------ Data section ------

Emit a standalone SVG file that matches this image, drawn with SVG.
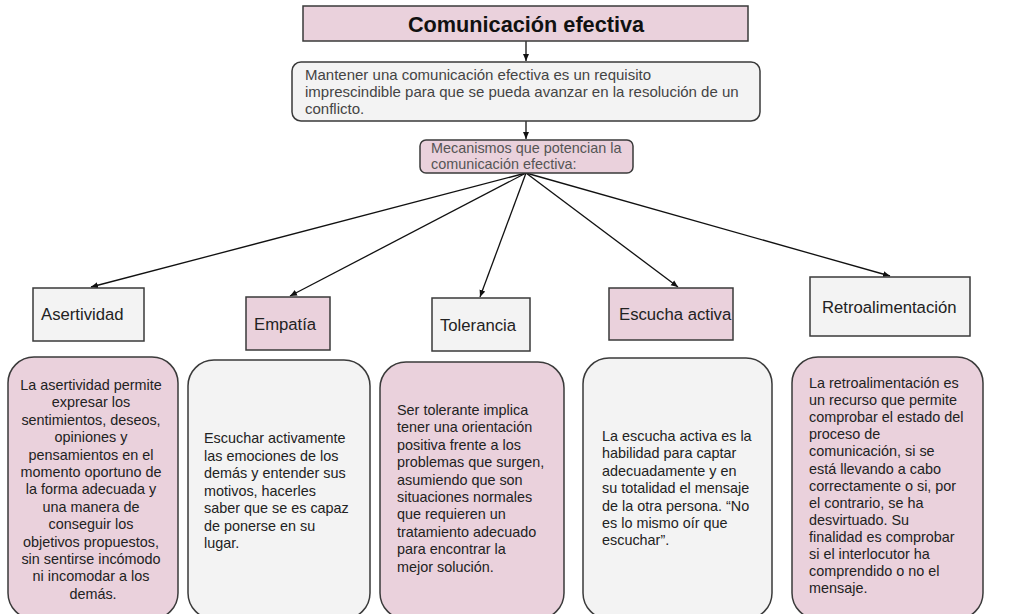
<svg xmlns="http://www.w3.org/2000/svg" width="1024" height="614" viewBox="0 0 1024 614">
<defs>
<marker id="ah" markerWidth="8" markerHeight="8" refX="7" refY="4" orient="auto" markerUnits="userSpaceOnUse">
<path d="M0,1 L7,4 L0,7 z" fill="#111"/>
</marker>
<style>
.pink{fill:#ead1dc;stroke:#3a3a3a;stroke-width:1.5}
.gray{fill:#f3f3f3;stroke:#3a3a3a;stroke-width:1.5}
.t{font-family:"Liberation Sans",Arial,sans-serif;fill:#222}
.s14{font-size:14.4px}
.s16{font-size:16.7px}
.conn line{stroke:#111;stroke-width:1.3;marker-end:url(#ah)}
</style>
</defs>
<rect width="1024" height="614" fill="#ffffff"/>

<g class="conn" id="connectors">
<line x1="526" y1="41" x2="526" y2="61"/>
<line x1="526" y1="121" x2="526" y2="139"/>
<line x1="526" y1="173" x2="91" y2="287"/>
<line x1="526" y1="173" x2="290" y2="296"/>
<line x1="526" y1="173" x2="480" y2="297"/>
<line x1="526" y1="173" x2="678" y2="287"/>
<line x1="526" y1="173" x2="890" y2="276"/>
</g>

<g id="title">
<rect class="pink" x="303" y="6" width="445" height="35"/>
<text class="t" x="526" y="32" font-size="21.7" font-weight="bold" text-anchor="middle" style="fill:#111">Comunicación efectiva</text>
</g>

<g id="intro">
<rect class="gray" x="292" y="62" width="468" height="59" rx="9"/>
<text class="t" font-size="15" style="fill:#444">
<tspan x="305" y="80">Mantener una comunicación efectiva es un requisito</tspan>
<tspan x="305" y="97">imprescindible para que se pueda avanzar en la resolución de un</tspan>
<tspan x="305" y="114">conflicto.</tspan>
</text>
</g>

<g id="mecanismos">
<rect class="pink" x="420" y="140" width="213" height="33" rx="6"/>
<text class="t s14" style="fill:#555">
<tspan x="431" y="153">Mecanismos que potencian la</tspan>
<tspan x="431" y="169">comunicación efectiva:</tspan>
</text>
</g>

<g id="asertividad">
<rect class="gray" x="33" y="288" width="111" height="53"/>
<text class="t s16" x="41" y="320">Asertividad</text>
</g>
<g id="empatia">
<rect class="pink" x="246" y="297" width="84" height="53"/>
<text class="t s16" x="254" y="330">Empatía</text>
</g>
<g id="tolerancia">
<rect class="gray" x="432" y="298" width="98" height="53"/>
<text class="t s16" x="440" y="331">Tolerancia</text>
</g>
<g id="escucha">
<rect class="pink" x="609" y="288" width="124" height="52"/>
<text class="t s16" x="619" y="320">Escucha activa</text>
</g>
<g id="retro">
<rect class="gray" x="810" y="277" width="160" height="59"/>
<text class="t s16" x="822" y="313">Retroalimentación</text>
</g>

<g id="asertividad-desc">
<rect class="pink" x="8" y="357" width="170" height="262" rx="26"/>
<text class="t s14" text-anchor="middle">
<tspan x="93" y="390">La asertividad permite</tspan>
<tspan x="93" y="407.4">expresar los</tspan>
<tspan x="93" y="424.8">sentimientos, deseos,</tspan>
<tspan x="93" y="442.2">opiniones y</tspan>
<tspan x="93" y="459.6">pensamientos en el</tspan>
<tspan x="93" y="477">momento oportuno de</tspan>
<tspan x="93" y="494.4">la forma adecuada y</tspan>
<tspan x="93" y="511.8">una manera de</tspan>
<tspan x="93" y="529.2">conseguir los</tspan>
<tspan x="93" y="546.6">objetivos propuestos,</tspan>
<tspan x="93" y="564">sin sentirse incómodo</tspan>
<tspan x="93" y="581.4">ni incomodar a los</tspan>
<tspan x="93" y="598.8">demás.</tspan>
</text>
</g>

<g id="empatia-desc">
<rect class="gray" x="188" y="360" width="182" height="259" rx="26"/>
<text class="t s14">
<tspan x="204" y="443">Escuchar activamente</tspan>
<tspan x="204" y="460.5">las emociones de los</tspan>
<tspan x="204" y="478">demás y entender sus</tspan>
<tspan x="204" y="495.5">motivos, hacerles</tspan>
<tspan x="204" y="513">saber que se es capaz</tspan>
<tspan x="204" y="530.5">de ponerse en su</tspan>
<tspan x="204" y="548">lugar.</tspan>
</text>
</g>

<g id="tolerancia-desc">
<rect class="pink" x="380" y="362" width="184" height="257" rx="26"/>
<text class="t s14">
<tspan x="397" y="415">Ser tolerante implica</tspan>
<tspan x="397" y="432.4">tener una orientación</tspan>
<tspan x="397" y="449.8">positiva frente a los</tspan>
<tspan x="397" y="467.2">problemas que surgen,</tspan>
<tspan x="397" y="484.6">asumiendo que son</tspan>
<tspan x="397" y="502">situaciones normales</tspan>
<tspan x="397" y="519.4">que requieren un</tspan>
<tspan x="397" y="536.8">tratamiento adecuado</tspan>
<tspan x="397" y="554.2">para encontrar la</tspan>
<tspan x="397" y="571.6">mejor solución.</tspan>
</text>
</g>

<g id="escucha-desc">
<rect class="gray" x="583" y="358" width="189" height="261" rx="26"/>
<text class="t s14">
<tspan x="602" y="441">La escucha activa es la</tspan>
<tspan x="602" y="458.4">habilidad para captar</tspan>
<tspan x="602" y="475.8">adecuadamente y en</tspan>
<tspan x="602" y="493.2">su totalidad el mensaje</tspan>
<tspan x="602" y="510.6">de la otra persona. “No</tspan>
<tspan x="602" y="528">es lo mismo oír que</tspan>
<tspan x="602" y="545.4">escuchar”.</tspan>
</text>
</g>

<g id="retro-desc">
<rect class="pink" x="792" y="357" width="191" height="262" rx="26"/>
<text class="t s14">
<tspan x="809" y="388">La retroalimentación es</tspan>
<tspan x="809" y="405.1">un recurso que permite</tspan>
<tspan x="809" y="422.2">comprobar el estado del</tspan>
<tspan x="809" y="439.3">proceso de</tspan>
<tspan x="809" y="456.4">comunicación, si se</tspan>
<tspan x="809" y="473.5">está llevando a cabo</tspan>
<tspan x="809" y="490.6">correctamente o si, por</tspan>
<tspan x="809" y="507.7">el contrario, se ha</tspan>
<tspan x="809" y="524.8">desvirtuado. Su</tspan>
<tspan x="809" y="541.9">finalidad es comprobar</tspan>
<tspan x="809" y="559">si el interlocutor ha</tspan>
<tspan x="809" y="576.1">comprendido o no el</tspan>
<tspan x="809" y="593.2">mensaje.</tspan>
</text>
</g>
</svg>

------

Given instruction: Leave out all pictures, then copy the remaining material exactly.

Complete output:
Emit a standalone SVG file that matches this image, drawn with SVG.
<svg xmlns="http://www.w3.org/2000/svg" width="1024" height="614" viewBox="0 0 1024 614">
<defs>
<marker id="ah" markerWidth="8" markerHeight="8" refX="7" refY="4" orient="auto" markerUnits="userSpaceOnUse">
<path d="M0,1 L7,4 L0,7 z" fill="#111"/>
</marker>
<style>
.pink{fill:#ead1dc;stroke:#3a3a3a;stroke-width:1.5}
.gray{fill:#f3f3f3;stroke:#3a3a3a;stroke-width:1.5}
.t{font-family:"Liberation Sans",Arial,sans-serif;fill:#222}
.s14{font-size:14.4px}
.s16{font-size:16.7px}
.conn line{stroke:#111;stroke-width:1.3;marker-end:url(#ah)}
</style>
</defs>
<rect width="1024" height="614" fill="#ffffff"/>

<g class="conn" id="connectors">
<line x1="526" y1="41" x2="526" y2="61"/>
<line x1="526" y1="121" x2="526" y2="139"/>
<line x1="526" y1="173" x2="91" y2="287"/>
<line x1="526" y1="173" x2="290" y2="296"/>
<line x1="526" y1="173" x2="480" y2="297"/>
<line x1="526" y1="173" x2="678" y2="287"/>
<line x1="526" y1="173" x2="890" y2="276"/>
</g>

<g id="title">
<rect class="pink" x="303" y="6" width="445" height="35"/>
<text class="t" x="526" y="32" font-size="21.7" font-weight="bold" text-anchor="middle" style="fill:#111">Comunicación efectiva</text>
</g>

<g id="intro">
<rect class="gray" x="292" y="62" width="468" height="59" rx="9"/>
<text class="t" font-size="15" style="fill:#444">
<tspan x="305" y="80">Mantener una comunicación efectiva es un requisito</tspan>
<tspan x="305" y="97">imprescindible para que se pueda avanzar en la resolución de un</tspan>
<tspan x="305" y="114">conflicto.</tspan>
</text>
</g>

<g id="mecanismos">
<rect class="pink" x="420" y="140" width="213" height="33" rx="6"/>
<text class="t s14" style="fill:#555">
<tspan x="431" y="153">Mecanismos que potencian la</tspan>
<tspan x="431" y="169">comunicación efectiva:</tspan>
</text>
</g>

<g id="asertividad">
<rect class="gray" x="33" y="288" width="111" height="53"/>
<text class="t s16" x="41" y="320">Asertividad</text>
</g>
<g id="empatia">
<rect class="pink" x="246" y="297" width="84" height="53"/>
<text class="t s16" x="254" y="330">Empatía</text>
</g>
<g id="tolerancia">
<rect class="gray" x="432" y="298" width="98" height="53"/>
<text class="t s16" x="440" y="331">Tolerancia</text>
</g>
<g id="escucha">
<rect class="pink" x="609" y="288" width="124" height="52"/>
<text class="t s16" x="619" y="320">Escucha activa</text>
</g>
<g id="retro">
<rect class="gray" x="810" y="277" width="160" height="59"/>
<text class="t s16" x="822" y="313">Retroalimentación</text>
</g>

<g id="asertividad-desc">
<rect class="pink" x="8" y="357" width="170" height="262" rx="26"/>
<text class="t s14" text-anchor="middle">
<tspan x="93" y="390">La asertividad permite</tspan>
<tspan x="93" y="407.4">expresar los</tspan>
<tspan x="93" y="424.8">sentimientos, deseos,</tspan>
<tspan x="93" y="442.2">opiniones y</tspan>
<tspan x="93" y="459.6">pensamientos en el</tspan>
<tspan x="93" y="477">momento oportuno de</tspan>
<tspan x="93" y="494.4">la forma adecuada y</tspan>
<tspan x="93" y="511.8">una manera de</tspan>
<tspan x="93" y="529.2">conseguir los</tspan>
<tspan x="93" y="546.6">objetivos propuestos,</tspan>
<tspan x="93" y="564">sin sentirse incómodo</tspan>
<tspan x="93" y="581.4">ni incomodar a los</tspan>
<tspan x="93" y="598.8">demás.</tspan>
</text>
</g>

<g id="empatia-desc">
<rect class="gray" x="188" y="360" width="182" height="259" rx="26"/>
<text class="t s14">
<tspan x="204" y="443">Escuchar activamente</tspan>
<tspan x="204" y="460.5">las emociones de los</tspan>
<tspan x="204" y="478">demás y entender sus</tspan>
<tspan x="204" y="495.5">motivos, hacerles</tspan>
<tspan x="204" y="513">saber que se es capaz</tspan>
<tspan x="204" y="530.5">de ponerse en su</tspan>
<tspan x="204" y="548">lugar.</tspan>
</text>
</g>

<g id="tolerancia-desc">
<rect class="pink" x="380" y="362" width="184" height="257" rx="26"/>
<text class="t s14">
<tspan x="397" y="415">Ser tolerante implica</tspan>
<tspan x="397" y="432.4">tener una orientación</tspan>
<tspan x="397" y="449.8">positiva frente a los</tspan>
<tspan x="397" y="467.2">problemas que surgen,</tspan>
<tspan x="397" y="484.6">asumiendo que son</tspan>
<tspan x="397" y="502">situaciones normales</tspan>
<tspan x="397" y="519.4">que requieren un</tspan>
<tspan x="397" y="536.8">tratamiento adecuado</tspan>
<tspan x="397" y="554.2">para encontrar la</tspan>
<tspan x="397" y="571.6">mejor solución.</tspan>
</text>
</g>

<g id="escucha-desc">
<rect class="gray" x="583" y="358" width="189" height="261" rx="26"/>
<text class="t s14">
<tspan x="602" y="441">La escucha activa es la</tspan>
<tspan x="602" y="458.4">habilidad para captar</tspan>
<tspan x="602" y="475.8">adecuadamente y en</tspan>
<tspan x="602" y="493.2">su totalidad el mensaje</tspan>
<tspan x="602" y="510.6">de la otra persona. “No</tspan>
<tspan x="602" y="528">es lo mismo oír que</tspan>
<tspan x="602" y="545.4">escuchar”.</tspan>
</text>
</g>

<g id="retro-desc">
<rect class="pink" x="792" y="357" width="191" height="262" rx="26"/>
<text class="t s14">
<tspan x="809" y="388">La retroalimentación es</tspan>
<tspan x="809" y="405.1">un recurso que permite</tspan>
<tspan x="809" y="422.2">comprobar el estado del</tspan>
<tspan x="809" y="439.3">proceso de</tspan>
<tspan x="809" y="456.4">comunicación, si se</tspan>
<tspan x="809" y="473.5">está llevando a cabo</tspan>
<tspan x="809" y="490.6">correctamente o si, por</tspan>
<tspan x="809" y="507.7">el contrario, se ha</tspan>
<tspan x="809" y="524.8">desvirtuado. Su</tspan>
<tspan x="809" y="541.9">finalidad es comprobar</tspan>
<tspan x="809" y="559">si el interlocutor ha</tspan>
<tspan x="809" y="576.1">comprendido o no el</tspan>
<tspan x="809" y="593.2">mensaje.</tspan>
</text>
</g>
</svg>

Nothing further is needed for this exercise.